In fact, there was such an abundance of junk food available at the filling station that I became a bit of a porkchop. It was not until high school that I finally grew into myself.
Having been through that experience myself, one might think I would be a little more understanding when Kira and Grange are beating a path across the trading post porch to the cafe to spend whatever money they can scare up on candy.
I have frequently witnessed Grange standing at the display counter of the restaurant negotiating with Uncle Craig or Aunt Susan when he can only scavenge a few nickels and wants to buy a Peppermint Patty.
In spite of my sugar reservations, it may actually be good training for him. If he can talk those hardcases out of their candy, he may do all right in life. He should have his master negotiator certificate before he graduates primary school. Of course, he won’t have any teeth by that time.

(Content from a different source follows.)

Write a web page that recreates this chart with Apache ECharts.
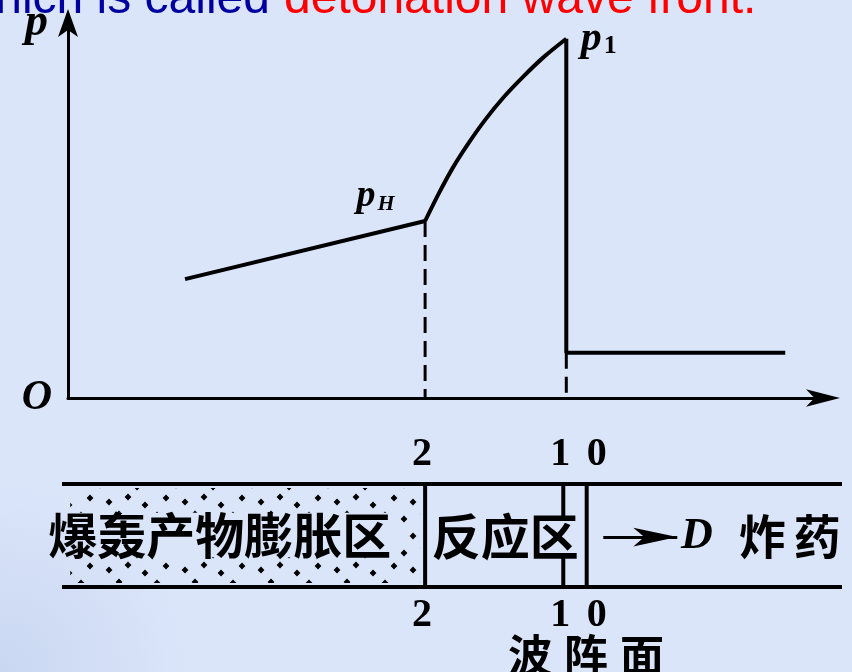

The kids will frequently run into the store and duck under my desk when I am talking to a client or working on a project, just like it is their natural right.
My clients have gotten used to this, and just keep right on talking. I assure them my kids are trained not to disclose confidential information and will not horn in on their business prospects.
As the kids sit under my desk, a hand will jut up from time to time and a voice will say, “More paper, please,” or “Another marker, please.” After a while, a refrigerator masterpiece will emerge and off the child will go, on to the next project.
I am often reminded of a photograph I once saw of JFK in the oval office with John Jr. under the Resolute Desk. I am sure JFK felt the same sense of happiness and security from having his children under his desk that I feel when Kira and Grange are crouched at my feet.